Edito de Pâques 2022
Pulsion de vie
« Je te l’avais pourtant bien dit ! » Face au vide que laisse mon échec, ces mots résonnent durement. Je me sens coupable de n’en avoir fait qu’à ma tête ; de ne pas avoir suivi les conseils qui, aujourd’hui, prennent l’allure de reproches. « Je te l’avais pourtant bien dit ! » Mais je n’étais pas prêt à écouter, je voulais vivre ma vie comme je l’entendais. J’avais la prétention de penser que je savais, mieux que quiconque, ce qui était bon pour moi. Je reconnais que les mises en garde me faisaient peu d’effets, fort de cet orgueil ordinaire qui me laissait croire qu’il en irait toujours différemment pour moi.
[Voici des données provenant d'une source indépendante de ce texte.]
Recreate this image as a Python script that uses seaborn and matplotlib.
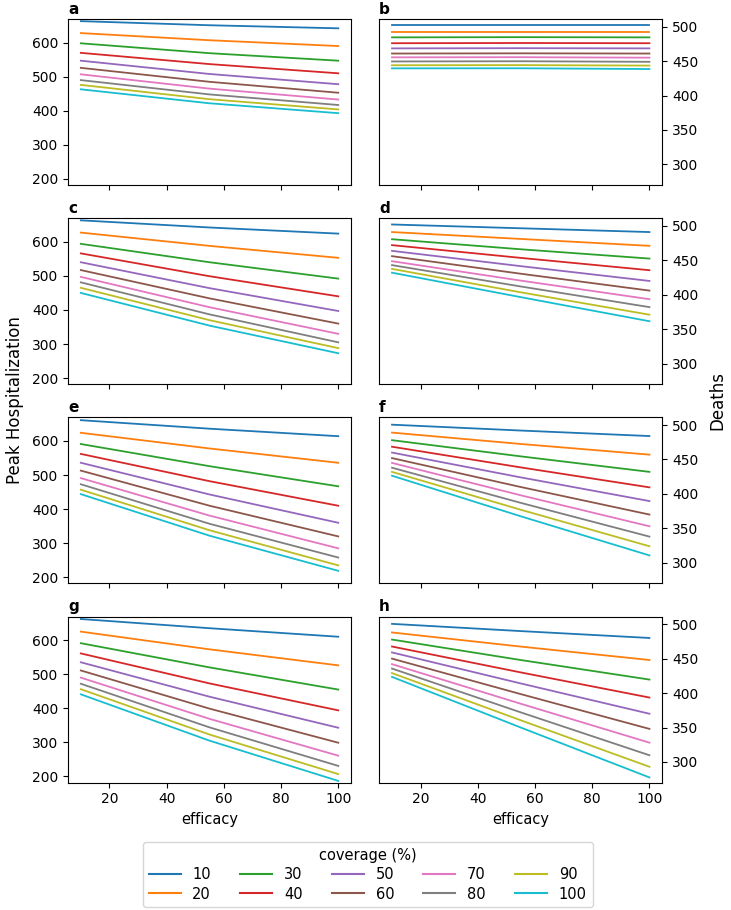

Après tout, qui ne tente rien n’a rien. Il faut prendre des risques, quitte à sortir des sentiers battus. A force de se prémunir de tout danger, on s’empêche de vivre. Or, nous n’avons qu’une seule vie ! Mais tout cela est facile à dire, tant que l’on ne souffre pas de ses propres choix. Je m’en rends compte à présent, que j’éprouve un vide intérieur. Je suis désemparé et je ne peux m’en prendre qu’à moi-même. J’ai creusé ma propre tombe et la pierre s’est refermée sur moi. Est-ce trop tard ? « Je te l’avais pourtant bien dit ! » Mais ça ne me sert à rien de l’entendre, puisque je ne peux pas remonter le temps et réécrire l’Histoire. Je trouve délirant ce « Deus ex machina », qui apparaît subitement sur la scène d’un drame et qui, paré des lumières de la raison, vous enfonce six pieds sous terre. « Je te l’avais pourtant bien dit ! » Qu’a-t-il besoin de flatter son ego à notre détriment ? Il ne s’agit pas de sa vie après tout… J’ai eu tort, j’en conviens, mais j’en paie déjà assez le prix. Quant à celui qui joue les Cassandre, rien ne changera. Il poursuivra paisiblement sa route, me laissant au bord du chemin. « Je te l’avais pourtant bien dit… » Voilà surtout qui le dédouane pour la suite.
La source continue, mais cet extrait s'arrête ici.